In 2013, Gartner predicted that worldwide hybrid cloud adoption would near 50% by 2017. Research by Interxion and IDG Connect (2014) shows that current cloud adoption in Belgium is just 35%, trailing most other countries in Europe (see illustration).
Judging by the first Belgium & Luxemburg Cloud & Data Center Conference, which brought approximately 500 IT professionals together on the 17th of November at the Anderlecht stadium in Brussels, cloud adoption is starting to go beyond the ‘early adopter’ phase in Belgium.
At the event, Cheops and Interxion jointly presented how companies in Belgium, especially SME’s, can start leveraging the advantages of hybrid cloud solutions, whilst avoiding security, compliance and performance issues. Their combined expertise in cloud and data centre services can help companies address today’s key IT challenges including business continuity, cost management, data protection and IT service & asset management.
An interesting case on how the cloud supports strategic business goals was brought at the event by Yves Lemense, CEO of BTV, a company specializing in technical control and a Cheops customer. He clearly explained how the cloud helps the company to address IT in a more strategic way in order to bring added value to its customers and develop a competitive advantage for the company. A reliable IT environment in the cloud allows BTV to deploy mobile applications and deliver faster reporting and increased service to its customers.

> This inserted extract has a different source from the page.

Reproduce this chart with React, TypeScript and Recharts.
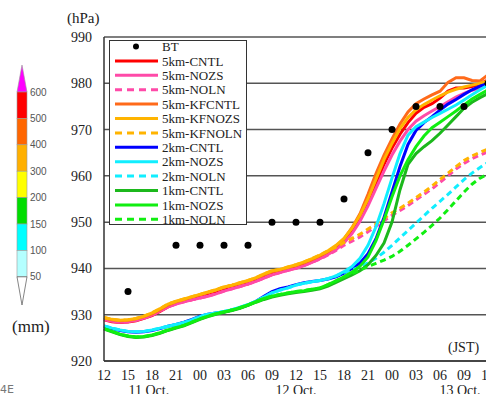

To come back to the question whether or not 2016 will become the year of large-scale cloud adoption in Belgium. As shown in the illustration, the market study predicts a 56% adoption of hybrid cloud by 2016. Based on the strong market demand for hybrid cloud solutions that we’re seeing, and the fact that technical solutions have matured and are now covered by end-to-end service level agreements, we believe this percentage adoption, and more, will proof achievable.
Having said that, there are still a couple of challenges to large-scale hybrid cloud adoption remaining, including cloud readiness of IT departments and in some cases uncertainty about legislation. These issues can however be addressed by utilising expertise of local cloud and managed service providers and their ability to keep business-critical data within country boundaries.
More than ever we see that cloud services have become a real business enabler. Customers find in cloud and managed services a fast way to expand their IT possibilities, without the hassle of big up-front investments. Business continuity and security are key drivers to make the easy step to the cloud today.
Let’s look back after next year’s BeLux Cloud Computing & Data Center Conference to check whether these predictions have come true.